Only the lines from the top of the listing below to the line that has "(bright) at (545,868)" should be echoed, with both ends kept and pictures left out.

# Entries shown:
>> Start
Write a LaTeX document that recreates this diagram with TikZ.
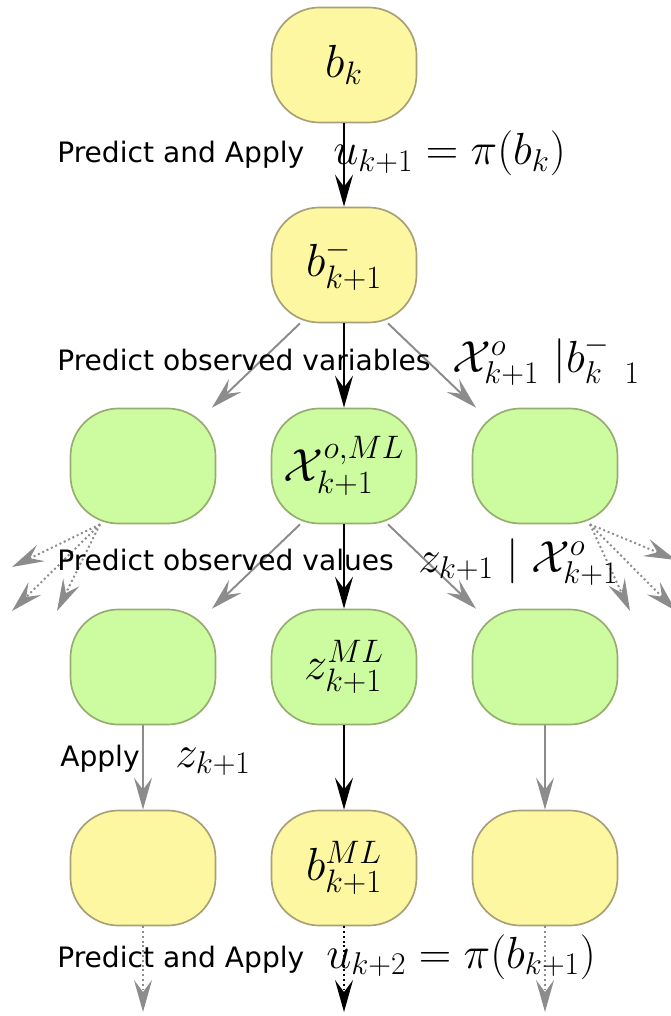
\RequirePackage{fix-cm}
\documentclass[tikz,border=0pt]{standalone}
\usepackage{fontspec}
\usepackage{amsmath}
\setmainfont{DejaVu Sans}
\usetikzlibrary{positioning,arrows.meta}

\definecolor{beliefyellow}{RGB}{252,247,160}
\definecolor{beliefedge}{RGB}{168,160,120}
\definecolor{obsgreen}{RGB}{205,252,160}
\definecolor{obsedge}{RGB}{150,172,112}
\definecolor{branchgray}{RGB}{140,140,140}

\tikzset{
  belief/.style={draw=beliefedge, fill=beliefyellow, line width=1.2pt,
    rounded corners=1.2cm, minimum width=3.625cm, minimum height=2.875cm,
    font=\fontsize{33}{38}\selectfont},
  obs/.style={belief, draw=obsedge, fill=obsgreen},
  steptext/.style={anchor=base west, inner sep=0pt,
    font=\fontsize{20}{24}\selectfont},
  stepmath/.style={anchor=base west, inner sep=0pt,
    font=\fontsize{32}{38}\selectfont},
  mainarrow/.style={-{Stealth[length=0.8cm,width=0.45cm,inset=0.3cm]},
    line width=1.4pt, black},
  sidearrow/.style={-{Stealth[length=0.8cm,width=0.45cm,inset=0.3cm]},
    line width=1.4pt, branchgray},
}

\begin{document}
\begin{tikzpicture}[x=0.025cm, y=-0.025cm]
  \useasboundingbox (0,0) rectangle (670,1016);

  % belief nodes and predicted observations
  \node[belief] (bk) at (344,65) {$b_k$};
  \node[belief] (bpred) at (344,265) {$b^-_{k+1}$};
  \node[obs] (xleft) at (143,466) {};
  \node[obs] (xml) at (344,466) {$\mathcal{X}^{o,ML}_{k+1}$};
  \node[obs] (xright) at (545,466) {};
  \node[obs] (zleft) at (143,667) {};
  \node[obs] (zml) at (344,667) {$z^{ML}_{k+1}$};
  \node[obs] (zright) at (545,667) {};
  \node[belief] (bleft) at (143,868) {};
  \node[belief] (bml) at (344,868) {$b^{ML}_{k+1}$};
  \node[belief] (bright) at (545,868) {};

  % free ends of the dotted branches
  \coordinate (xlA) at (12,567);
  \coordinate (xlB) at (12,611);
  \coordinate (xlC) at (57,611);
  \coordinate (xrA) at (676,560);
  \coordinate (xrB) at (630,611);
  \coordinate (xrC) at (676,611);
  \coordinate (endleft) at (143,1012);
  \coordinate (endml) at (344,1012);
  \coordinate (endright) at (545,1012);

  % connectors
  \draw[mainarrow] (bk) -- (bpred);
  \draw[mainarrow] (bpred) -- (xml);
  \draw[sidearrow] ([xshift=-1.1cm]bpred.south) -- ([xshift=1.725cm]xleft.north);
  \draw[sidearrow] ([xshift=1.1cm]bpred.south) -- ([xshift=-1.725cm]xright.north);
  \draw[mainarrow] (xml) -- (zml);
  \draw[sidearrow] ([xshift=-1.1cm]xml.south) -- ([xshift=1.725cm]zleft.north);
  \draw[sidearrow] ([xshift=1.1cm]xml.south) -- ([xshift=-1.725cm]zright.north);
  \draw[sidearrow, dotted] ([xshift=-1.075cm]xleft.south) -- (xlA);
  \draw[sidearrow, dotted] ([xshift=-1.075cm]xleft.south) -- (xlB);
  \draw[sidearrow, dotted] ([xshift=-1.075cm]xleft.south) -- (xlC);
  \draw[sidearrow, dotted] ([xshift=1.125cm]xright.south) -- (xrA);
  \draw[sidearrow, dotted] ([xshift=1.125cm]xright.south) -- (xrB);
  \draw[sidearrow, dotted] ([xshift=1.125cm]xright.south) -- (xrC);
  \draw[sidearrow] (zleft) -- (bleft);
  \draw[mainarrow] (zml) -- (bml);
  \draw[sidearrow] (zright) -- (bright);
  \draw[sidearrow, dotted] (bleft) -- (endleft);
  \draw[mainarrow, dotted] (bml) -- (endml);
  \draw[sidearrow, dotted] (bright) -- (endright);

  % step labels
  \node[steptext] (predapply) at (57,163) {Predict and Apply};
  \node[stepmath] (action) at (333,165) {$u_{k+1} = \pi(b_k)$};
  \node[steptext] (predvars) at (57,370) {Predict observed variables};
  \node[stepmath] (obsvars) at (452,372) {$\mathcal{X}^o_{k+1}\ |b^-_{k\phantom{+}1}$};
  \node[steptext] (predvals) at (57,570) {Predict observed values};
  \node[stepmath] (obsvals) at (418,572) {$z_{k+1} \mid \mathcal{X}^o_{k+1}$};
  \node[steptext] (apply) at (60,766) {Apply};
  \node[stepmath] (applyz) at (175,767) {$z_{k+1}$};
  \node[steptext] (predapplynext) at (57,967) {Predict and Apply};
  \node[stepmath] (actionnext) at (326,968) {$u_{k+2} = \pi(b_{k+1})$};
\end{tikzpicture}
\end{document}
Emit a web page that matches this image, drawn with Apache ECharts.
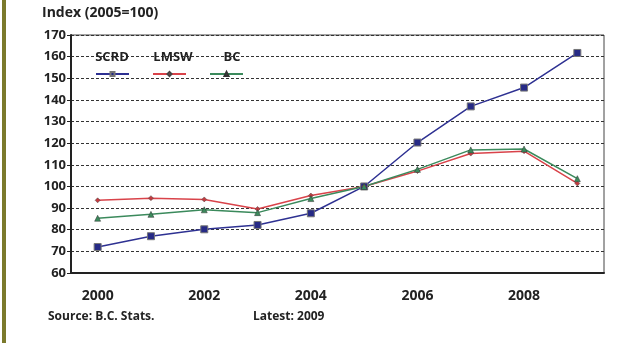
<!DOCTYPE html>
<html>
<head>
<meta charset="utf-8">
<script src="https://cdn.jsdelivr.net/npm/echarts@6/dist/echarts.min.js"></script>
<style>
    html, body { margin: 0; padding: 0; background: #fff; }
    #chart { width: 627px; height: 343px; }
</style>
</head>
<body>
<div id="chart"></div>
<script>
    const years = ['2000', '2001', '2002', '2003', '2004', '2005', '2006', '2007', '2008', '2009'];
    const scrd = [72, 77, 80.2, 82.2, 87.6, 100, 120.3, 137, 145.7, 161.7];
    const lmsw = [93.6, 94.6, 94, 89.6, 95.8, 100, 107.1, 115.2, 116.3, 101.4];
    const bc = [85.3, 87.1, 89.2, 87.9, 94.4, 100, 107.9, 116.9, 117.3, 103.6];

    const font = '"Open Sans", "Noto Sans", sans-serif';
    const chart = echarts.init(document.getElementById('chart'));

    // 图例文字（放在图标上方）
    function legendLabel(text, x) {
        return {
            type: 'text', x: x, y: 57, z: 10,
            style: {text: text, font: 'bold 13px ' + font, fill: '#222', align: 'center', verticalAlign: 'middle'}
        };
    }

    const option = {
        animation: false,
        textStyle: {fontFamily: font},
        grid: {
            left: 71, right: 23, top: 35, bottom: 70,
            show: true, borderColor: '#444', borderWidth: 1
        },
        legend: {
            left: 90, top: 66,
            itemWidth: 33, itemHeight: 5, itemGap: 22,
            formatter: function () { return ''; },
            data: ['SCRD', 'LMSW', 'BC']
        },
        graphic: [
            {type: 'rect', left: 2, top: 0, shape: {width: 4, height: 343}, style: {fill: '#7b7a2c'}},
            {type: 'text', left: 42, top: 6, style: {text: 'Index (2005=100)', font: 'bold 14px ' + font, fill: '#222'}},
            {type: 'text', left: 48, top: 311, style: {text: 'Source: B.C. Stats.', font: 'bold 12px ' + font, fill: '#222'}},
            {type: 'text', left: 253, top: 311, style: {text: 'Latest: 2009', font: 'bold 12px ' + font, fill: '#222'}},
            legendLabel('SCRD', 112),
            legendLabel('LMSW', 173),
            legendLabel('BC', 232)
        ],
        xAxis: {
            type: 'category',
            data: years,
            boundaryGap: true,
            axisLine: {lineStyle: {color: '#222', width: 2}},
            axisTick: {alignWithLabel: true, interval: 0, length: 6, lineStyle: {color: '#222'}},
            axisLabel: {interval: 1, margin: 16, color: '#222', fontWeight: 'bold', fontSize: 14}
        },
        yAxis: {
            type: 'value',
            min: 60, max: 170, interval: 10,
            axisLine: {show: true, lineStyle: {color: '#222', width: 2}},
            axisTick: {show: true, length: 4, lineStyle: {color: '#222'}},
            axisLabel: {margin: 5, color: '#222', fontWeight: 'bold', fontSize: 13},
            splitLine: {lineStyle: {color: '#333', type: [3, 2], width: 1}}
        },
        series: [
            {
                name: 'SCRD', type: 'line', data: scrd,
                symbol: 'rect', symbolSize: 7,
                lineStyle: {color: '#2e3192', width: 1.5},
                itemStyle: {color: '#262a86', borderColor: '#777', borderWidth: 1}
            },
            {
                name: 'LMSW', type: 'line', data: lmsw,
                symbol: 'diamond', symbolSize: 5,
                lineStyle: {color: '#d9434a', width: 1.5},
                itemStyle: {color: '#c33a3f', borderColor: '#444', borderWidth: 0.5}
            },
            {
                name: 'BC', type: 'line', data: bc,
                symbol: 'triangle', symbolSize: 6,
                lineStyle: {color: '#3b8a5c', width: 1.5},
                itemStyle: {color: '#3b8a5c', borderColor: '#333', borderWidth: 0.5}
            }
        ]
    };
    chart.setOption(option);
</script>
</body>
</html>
>> End
# Output of the exercise:
Write a LaTeX document that recreates this diagram with TikZ.
\RequirePackage{fix-cm}
\documentclass[tikz,border=0pt]{standalone}
\usepackage{fontspec}
\usepackage{amsmath}
\setmainfont{DejaVu Sans}
\usetikzlibrary{positioning,arrows.meta}

\definecolor{beliefyellow}{RGB}{252,247,160}
\definecolor{beliefedge}{RGB}{168,160,120}
\definecolor{obsgreen}{RGB}{205,252,160}
\definecolor{obsedge}{RGB}{150,172,112}
\definecolor{branchgray}{RGB}{140,140,140}

\tikzset{
  belief/.style={draw=beliefedge, fill=beliefyellow, line width=1.2pt,
    rounded corners=1.2cm, minimum width=3.625cm, minimum height=2.875cm,
    font=\fontsize{33}{38}\selectfont},
  obs/.style={belief, draw=obsedge, fill=obsgreen},
  steptext/.style={anchor=base west, inner sep=0pt,
    font=\fontsize{20}{24}\selectfont},
  stepmath/.style={anchor=base west, inner sep=0pt,
    font=\fontsize{32}{38}\selectfont},
  mainarrow/.style={-{Stealth[length=0.8cm,width=0.45cm,inset=0.3cm]},
    line width=1.4pt, black},
  sidearrow/.style={-{Stealth[length=0.8cm,width=0.45cm,inset=0.3cm]},
    line width=1.4pt, branchgray},
}

\begin{document}
\begin{tikzpicture}[x=0.025cm, y=-0.025cm]
  \useasboundingbox (0,0) rectangle (670,1016);

  % belief nodes and predicted observations
  \node[belief] (bk) at (344,65) {$b_k$};
  \node[belief] (bpred) at (344,265) {$b^-_{k+1}$};
  \node[obs] (xleft) at (143,466) {};
  \node[obs] (xml) at (344,466) {$\mathcal{X}^{o,ML}_{k+1}$};
  \node[obs] (xright) at (545,466) {};
  \node[obs] (zleft) at (143,667) {};
  \node[obs] (zml) at (344,667) {$z^{ML}_{k+1}$};
  \node[obs] (zright) at (545,667) {};
  \node[belief] (bleft) at (143,868) {};
  \node[belief] (bml) at (344,868) {$b^{ML}_{k+1}$};
  \node[belief] (bright) at (545,868) {};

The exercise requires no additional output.